WHAT NEEDS TO BE DONE:
Set the lines down again exactly, first line through the line that contains "Chart.register(...registerables);", with no pictures.

GIVEN DATA:

--- Start ---

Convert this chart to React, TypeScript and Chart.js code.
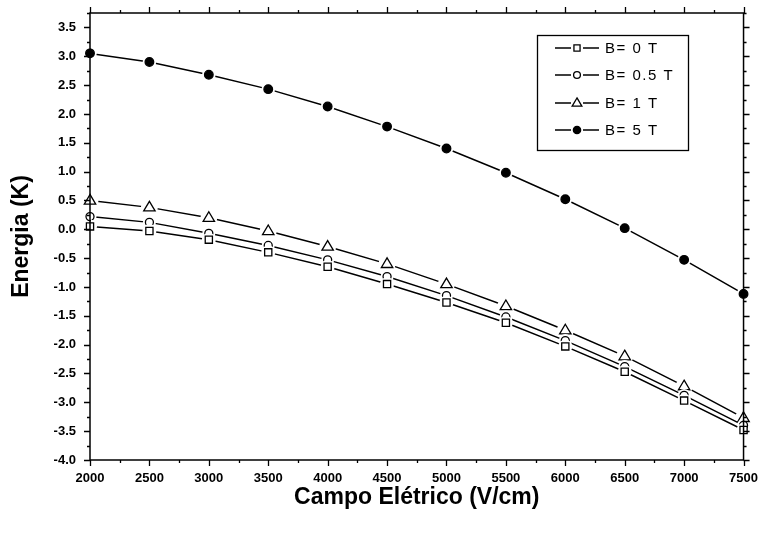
import React, { useEffect, useRef } from "react";
import { Chart, registerables } from "chart.js";

Chart.register(...registerables);

const fieldValues = [2000, 2500, 3000, 3500, 4000, 4500, 5000, 5500, 6000, 6500, 7000, 7500];
const energyB0 = [0.05, -0.03, -0.18, -0.4, -0.65, -0.95, -1.27, -1.62, -2.03, -2.47, -2.97, -3.48];
const energyB05 = [0.22, 0.12, -0.07, -0.28, -0.53, -0.82, -1.15, -1.52, -1.93, -2.38, -2.88, -3.4];
const energyB1 = [0.5, 0.38, 0.2, -0.03, -0.3, -0.6, -0.95, -1.33, -1.75, -2.2, -2.72, -3.27];
const energyB5 = [3.05, 2.9, 2.68, 2.43, 2.13, 1.78, 1.4, 0.98, 0.52, 0.02, -0.53, -1.12];
const seriesLabels = ["B= 0 T", "B= 0.5 T", "B= 1 T", "B= 5 T"];

const FONT = "'Liberation Sans', Arial, sans-serif";

const toPoints = (ys: number[]) => fieldValues.map((x, i) => ({ x, y: ys[i] }));

function drawMarker(ctx: any, style: string, x: number, y: number, r: number, fill: string) {
  ctx.save();
  ctx.lineWidth = 1.3;
  ctx.strokeStyle = "#000";
  ctx.fillStyle = fill;
  ctx.beginPath();
  if (style === "rect") {
    const s = r * 0.8;
    ctx.rect(x - s, y - s, 2 * s, 2 * s);
  } else if (style === "triangle") {
    ctx.moveTo(x, y - r);
    ctx.lineTo(x + r * 0.95, y + r * 0.6);
    ctx.lineTo(x - r * 0.95, y + r * 0.6);
    ctx.closePath();
  } else {
    ctx.arc(x, y, r, 0, Math.PI * 2);
  }
  ctx.fill();
  ctx.stroke();
  ctx.restore();
}

const tickPlugin = {
  id: "outerTicks",
  afterDraw(chart: any) {
    const ctx = chart.ctx;
    const { left, right, top, bottom } = chart.chartArea;
    const xs = chart.scales.x;
    const ys = chart.scales.y;
    ctx.save();
    ctx.strokeStyle = "#000";
    ctx.lineWidth = 1.3;
    for (let v = 2000; v <= 7500 + 1e-6; v += 250) {
      const px = Math.round(xs.getPixelForValue(v)) + 0.5;
      const len = Math.abs(v % 500) < 1e-6 ? 6 : 3;
      ctx.beginPath();
      ctx.moveTo(px, bottom);
      ctx.lineTo(px, bottom + len);
      ctx.moveTo(px, top);
      ctx.lineTo(px, top - len);
      ctx.stroke();
    }
    for (let v = -4; v <= 3.75 + 1e-6; v += 0.25) {
      const py = Math.round(ys.getPixelForValue(v)) + 0.5;
      const r = Math.round(v * 2);
      const len = Math.abs(v * 2 - r) < 1e-6 ? 6 : 3;
      ctx.beginPath();
      ctx.moveTo(left, py);
      ctx.lineTo(left - len, py);
      ctx.moveTo(right, py);
      ctx.lineTo(right + len, py);
      ctx.stroke();
    }
    ctx.lineWidth = 1.5;
    ctx.strokeRect(left, top, right - left, bottom - top);

    // legend box
    const bx = 537, by = 35, bw = 151, bh = 115;
    ctx.lineWidth = 1.3;
    ctx.strokeRect(bx + 0.5, by + 0.5, bw, bh);
    const rowsY = [48, 75, 103, 130];
    chart.data.datasets.forEach((ds: any, i: number) => {
      const y = rowsY[i];
      ctx.beginPath();
      ctx.lineWidth = 1.5;
      ctx.moveTo(555, y);
      ctx.lineTo(571, y);
      ctx.moveTo(583, y);
      ctx.lineTo(599, y);
      ctx.stroke();
      drawMarker(ctx, ds.pointStyle, 577, y, ds.pointRadius * 0.85, ds.pointBackgroundColor);
      ctx.fillStyle = "#000";
      ctx.font = `15px ${FONT}`;
      (ctx as any).letterSpacing = "1.5px";
      ctx.textBaseline = "middle";
      ctx.textAlign = "left";
      ctx.fillText(ds.label, 605, y + 1);
      (ctx as any).letterSpacing = "0px";
    });
    ctx.restore();
  },
};

const gapPlugin = {
  id: "markerGaps",
  afterDatasetDraw(chart: any, args: any) {
    const ctx = chart.ctx;
    const meta = args.meta;
    const ds = chart.data.datasets[args.index];
    ctx.save();
    const ca = chart.chartArea;
    ctx.beginPath();
    ctx.rect(ca.left + 1, ca.top + 1, ca.right - ca.left - 2, ca.bottom - ca.top - 2);
    ctx.clip();
    meta.data.forEach((el: any) => {
      ctx.fillStyle = "#fff";
      ctx.beginPath();
      ctx.arc(el.x, el.y, ds.pointRadius + 2.5, 0, Math.PI * 2);
      ctx.fill();
    });
    ctx.restore();
    ctx.save();
    meta.data.forEach((el: any) => {
      drawMarker(ctx, ds.pointStyle, el.x, el.y, ds.pointRadius, ds.pointBackgroundColor);
    });
    ctx.restore();
  },
};

export default function App() {
  const ref = useRef<HTMLCanvasElement | null>(null);
  useEffect(() => {
    document.body.style.margin = "0";
    if (!ref.current) return;
    const mk = (label: string, ys: number[], style: string, radius: number, fill: string) => ({
      label,
      data: toPoints(ys),
      showLine: true,
      borderColor: "#000",
      borderWidth: 1.5,
      pointStyle: style,
      pointRadius: radius,
      pointBackgroundColor: fill,
      pointBorderColor: "#000",
      pointBorderWidth: 1.3,
      tension: 0,
    });
    const chart = new Chart(ref.current, {
      type: "scatter",
      data: {
        datasets: [
          mk(seriesLabels[0], energyB0, "rect", 4.5, "#fff"),
          mk(seriesLabels[1], energyB05, "circle", 4, "#fff"),
          mk(seriesLabels[2], energyB1, "triangle", 6, "#fff"),
          mk(seriesLabels[3], energyB5, "circle", 4.3, "#000"),
        ],
      },
      plugins: [gapPlugin, tickPlugin],
      options: {
        responsive: false,
        animation: false,
        layout: { padding: 0 },
        plugins: { legend: { display: false }, tooltip: { enabled: false } },
        scales: {
          x: {
            type: "linear",
            min: 2000,
            max: 7500,
            grid: { display: false, drawTicks: false },
            border: { display: false },
            ticks: {
              stepSize: 500,
              color: "#000",
              padding: 11,
              font: { family: FONT, size: 13, weight: "bold" },
              callback: (v: any) => String(v),
            },
            title: {
              display: true,
              text: "Campo Elétrico (V/cm)",
              color: "#000",
              font: { family: FONT, size: 23, weight: "bold" },
              padding: { top: 0, bottom: 26 },
            },
            afterFit: (s: any) => {
              s.height = 77;
            },
          },
          y: {
            type: "linear",
            min: -4,
            max: 3.75,
            grid: { display: false, drawTicks: false },
            border: { display: false },
            ticks: {
              stepSize: 0.25,
              autoSkip: false,
              color: "#000",
              padding: 14,
              font: { family: FONT, size: 13, weight: "bold" },
              callback: (v: any) => Number(v).toFixed(1),
            },
            afterBuildTicks: (s: any) => {
              s.ticks = s.ticks.filter(
                (t: any) => t.value < 3.7 && Math.abs(t.value * 2 - Math.round(t.value * 2)) < 1e-6
              );
            },
            title: {
              display: true,
              text: "Energia (K)",
              color: "#000",
              font: { family: FONT, size: 23, weight: "bold" },
              padding: { top: 8, bottom: 0 },
            },
            afterFit: (s: any) => {
              s.width = 90;
              s.paddingTop = 0;
            },
          },
          x2: {
            type: "linear",
            position: "top",
            min: 2000,
            max: 7500,
            grid: { display: false, drawTicks: false },
            border: { display: false },
            ticks: { display: false },
            afterFit: (s: any) => {
              s.height = 13;
            },
          },
          y2: {
            type: "linear",
            position: "right",
            min: -4,
            max: 3.75,
            grid: { display: false, drawTicks: false },
            border: { display: false },
            ticks: { display: false },
            afterFit: (s: any) => {
              s.width = 19;
            },
          },
        },
      },
    } as any);
    return () => chart.destroy();
  }, []);
  return (
    <div style={{ position: "absolute", left: 0, top: 0, width: 769, height: 537 }}>
      <canvas ref={ref} width={769} height={537} />
    </div>
  );
}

--- End ---

OUTPUT OF THE TASK:
Convert this chart to React, TypeScript and Chart.js code.
import React, { useEffect, useRef } from "react";
import { Chart, registerables } from "chart.js";

Chart.register(...registerables);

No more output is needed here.